Box plot visualization of the Threads (a) and Sleep (b) parameters related to the clusters to help label the clusters.

In order to get a better sense of the semantic meaning of the clusters it helps to observe the dominant features in the clusters. Figures 5 show 4 box plots of the JLM metrics AVG_HTM, GETS, TIER2, and TIER3 relative to the 3 clusters. The AVG_HTM and GETS metrics are typically negatively correlated and one can observe this in CLUSTER_TYPES 0 and 1. This is not that obvious for CLUSTER_TYPE 2 as statistically these 2 values are indistinguishable.

The AVER_HTM value is a significant feature and from Fig. 5a one can see that the AVER_HTM value is higher for fault type 1 (CLUSTER_TYPE 0) than the other clusters. Moreover, the figure also illustrates that CLUSTER_TYPE 1 has a lower value than that of CLUSTER_TYPE 2 but the difference is not significant. This could imply that CLUSTER_TYPE 1 represents fault type 2 better than CLUSTER_TYPE 2 though when one looks at the threads distribution it is on par to those for CLUSTER_TYPE 0 and lower than those for CLUSTER_TYPE 2.

Fig. 5.
figure 5

Box plot visualization of the dominant features for each of the clusters. The AVER_HTM feature (a), the GETS feature (b), the TIER2 feature (c), and the TIER 3 feature (d).
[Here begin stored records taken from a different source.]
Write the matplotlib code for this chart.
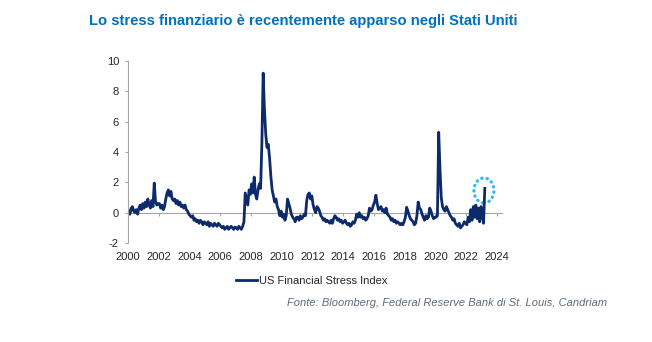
import numpy as np
import matplotlib
matplotlib.use("Agg")
import matplotlib.pyplot as plt
from matplotlib.patches import Ellipse

plt.rcParams["font.family"] = ["Liberation Sans", "DejaVu Sans"]
plt.rcParams["axes.unicode_minus"] = False

# Monthly readings of the US Financial Stress Index
fsi_by_year = {
    2000: [0.1, -0.1, 0.3, 0.4, 0.1, 0.0, 0.2, -0.1, 0.3, 0.5, 0.2, 0.6],
    2001: [0.3, 0.7, 0.4, 0.9, 0.5, 0.3, 0.8, 0.4, 1.95, 0.7, 0.5, 0.6],
    2002: [0.6, 0.3, 0.5, 0.2, 0.4, 0.9, 1.3, 1.5, 1.1, 1.4, 0.9, 0.8],
    2003: [0.9, 0.6, 0.8, 0.5, 0.7, 0.4, 0.5, 0.3, 0.5, 0.2, 0.1, -0.1],
    2004: [-0.2, -0.3, -0.2, -0.5, -0.4, -0.6, -0.5, -0.7, -0.5, -0.6, -0.8, -0.6],
    2005: [-0.7, -0.8, -0.6, -0.9, -0.7, -0.8, -0.9, -0.7, -0.8, -0.9, -0.7, -0.8],
    2006: [-0.9, -1.0, -0.9, -1.1, -1.0, -0.9, -1.1, -1.0, -0.9, -1.0, -1.1, -0.95],
    2007: [-1.0, -1.1, -0.9, -1.0, -1.1, -0.9, -0.6, 1.3, 0.9, 0.5, 1.5, 1.2],
    2008: [1.9, 1.3, 2.35, 1.2, 0.9, 1.5, 1.9, 1.6, 4.6, 9.2, 6.8, 5.2],
    2009: [4.3, 4.5, 3.6, 2.4, 1.5, 1.1, 0.7, 0.9, 0.4, 0.2, -0.2, 0.1],
    2010: [-0.3, -0.1, -0.5, -0.2, 0.9, 0.6, 0.3, -0.1, -0.3, -0.4, -0.6, -0.3],
    2011: [-0.3, -0.5, -0.2, -0.4, -0.3, -0.1, -0.2, 0.8, 1.2, 1.3, 0.9, 1.1],
    2012: [0.5, 0.2, 0.0, 0.4, 0.3, 0.1, -0.2, -0.3, -0.5, -0.4, -0.6, -0.5],
    2013: [-0.6, -0.7, -0.5, -0.7, -0.4, -0.2, -0.3, -0.5, -0.4, -0.6, -0.5, -0.7],
    2014: [-0.6, -0.5, -0.7, -0.8, -0.7, -0.9, -0.8, -0.6, -0.7, -0.5, -0.1, -0.3],
    2015: [0.0, -0.3, -0.2, -0.4, -0.3, -0.5, -0.4, -0.2, 0.3, 0.1, 0.2, 0.5],
    2016: [0.7, 1.15, 0.6, 0.2, 0.3, 0.4, 0.1, 0.2, 0.0, 0.3, -0.1, -0.2],
    2017: [-0.3, -0.5, -0.4, -0.6, -0.5, -0.7, -0.6, -0.7, -0.8, -0.7, -0.8, -0.6],
    2018: [-0.3, 0.35, 0.1, -0.2, -0.4, -0.5, -0.6, -0.8, -0.7, -0.2, 0.7, 0.3],
    2019: [0.2, -0.1, -0.3, -0.5, -0.2, -0.4, -0.3, 0.3, 0.1, -0.2, -0.4, -0.3],
    2020: [-0.3, -0.2, 5.3, 2.9, 1.0, 0.4, 0.2, 0.1, 0.4, 0.2, 0.0, -0.2],
    2021: [-0.3, -0.5, -0.4, -0.7, -0.8, -0.9, -0.7, -1.0, -0.9, -0.8, -0.6, -0.7],
    2022: [-0.8, -0.3, -0.6, 0.2, -0.5, 0.4, -0.3, 0.5, -0.4, 0.3, -0.6, 0.4],
    2023: [-0.2, -0.7, 1.6],
}

year_ticks = list(range(2000, 2025, 2))
y_ticks = [-2, 0, 2, 4, 6, 8, 10]

title = "Lo stress finanziario è recentemente apparso negli Stati Uniti"
series_label = "US Financial Stress Index"
source = "Fonte: Bloomberg, Federal Reserve Bank di St. Louis, Candriam"

NAVY = "#0D2A6A"
GREY = "#A6A6A6"
TEXT = "#262626"

dates = []
values = []
for year, months in fsi_by_year.items():
    for m, v in enumerate(months):
        dates.append(year + (m + 0.5) / 12)
        values.append(v)
dates = np.array(dates)
values = np.array(values)

fig = plt.figure(figsize=(6.52, 3.42), dpi=100, facecolor="white")
ax = fig.add_axes([128 / 652, 1 - 243 / 342, (501.6 - 128) / 652, (243 - 61) / 342])

line, = ax.plot(dates, values, color=NAVY, lw=2.0, label=series_label,
                solid_joinstyle="round")

# dotted circle highlighting the 2023 spike
ax.add_patch(Ellipse((2023.15, 1.46), 1.3, 1.65, fill=False, edgecolor="#3BB8EE",
                     linestyle=(0, (0.1, 1.5)), lw=2.4, capstyle="round"))

ax.set_xlim(2000, 2024.3)
ax.set_ylim(-2, 10)

ax.spines["top"].set_visible(False)
ax.spines["right"].set_visible(False)
ax.spines["bottom"].set_position(("data", 0))
ax.spines["bottom"].set_color(GREY)
ax.spines["left"].set_color(GREY)
ax.spines["bottom"].set_zorder(0)

ax.set_xticks(year_ticks)
ax.set_xticklabels([str(y) for y in year_ticks])
ax.set_yticks(y_ticks)
ax.tick_params(axis="x", direction="out", length=2.5, color=GREY, pad=26,
               labelsize=8, labelcolor=TEXT)
ax.tick_params(axis="y", direction="out", length=2.5, color=GREY, pad=4,
               labelsize=8, labelcolor=TEXT)

fig.text(89 / 652, 1 - 21 / 342, title, fontsize=10.6, fontweight="bold",
         color="#0070C0", ha="left", va="center")

fig.legend(handles=[line], loc="center left", bbox_to_anchor=(236 / 652, 1 - 281 / 342),
           frameon=False, fontsize=8, handlelength=1.9, handletextpad=0.2,
           borderpad=0, borderaxespad=0, labelcolor=TEXT)

fig.text(607 / 652, 1 - 303 / 342, source, fontsize=8, style="italic",
         color="#5B6B7F", ha="right", va="center")

fig.savefig("out.png", dpi=100, facecolor="white")
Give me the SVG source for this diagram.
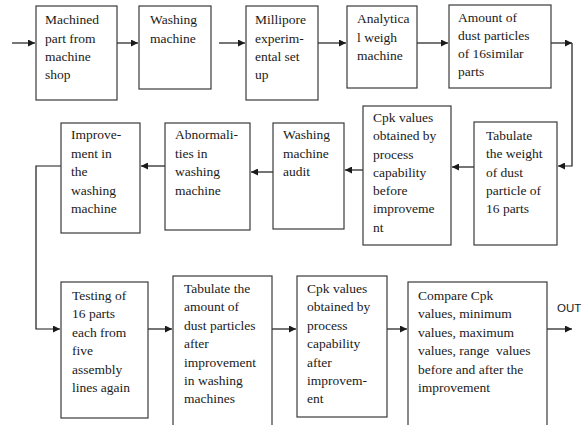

Our expectation for the features related to spin counts (TIER2 and TIER3) are that they should experience high numbers for high lock request rates (fault type 2). The results in Fig. 5c and Fig. 5d show that CLUSTER_TYPE 2 has higher spin counts values than the other 2 clusters and presents more evidence that CLUSTER_TYPE 2 represents fault type 2.

After this analysis we conclude the following: (1) “Contention Fault 1” has high hold times, (2) “Contention Fault 2” has low in hold times and high spinning counts, (3) CLUSTER_TYPE 1 is more likely a form of “Low Contention”, and (4) CLUSTER_TYPE 1 is more likely a form of “Low Contention” since it contains low spinning counts as well as low hold times.

5 Conclusions

In this paper, we demonstrate that Java intrinsic locks could be classified into the two types and we used a unsupervised KMeans classifier to investigate the types using run-time performance metrics. We find lock-contention faults do appear to classify into three distinct clusters rather than two based on run-time performance metrics where fault type 1 can be clearly identified due to the high hold times while fault type 2 is more challenging to identify as there is no cluster with a clear high number of threads and low hold time. The three clusters are differentiated by the hold times and spinning counts and this knowledge can be used to train a decision tree to help identify lock contention types for other Java applications.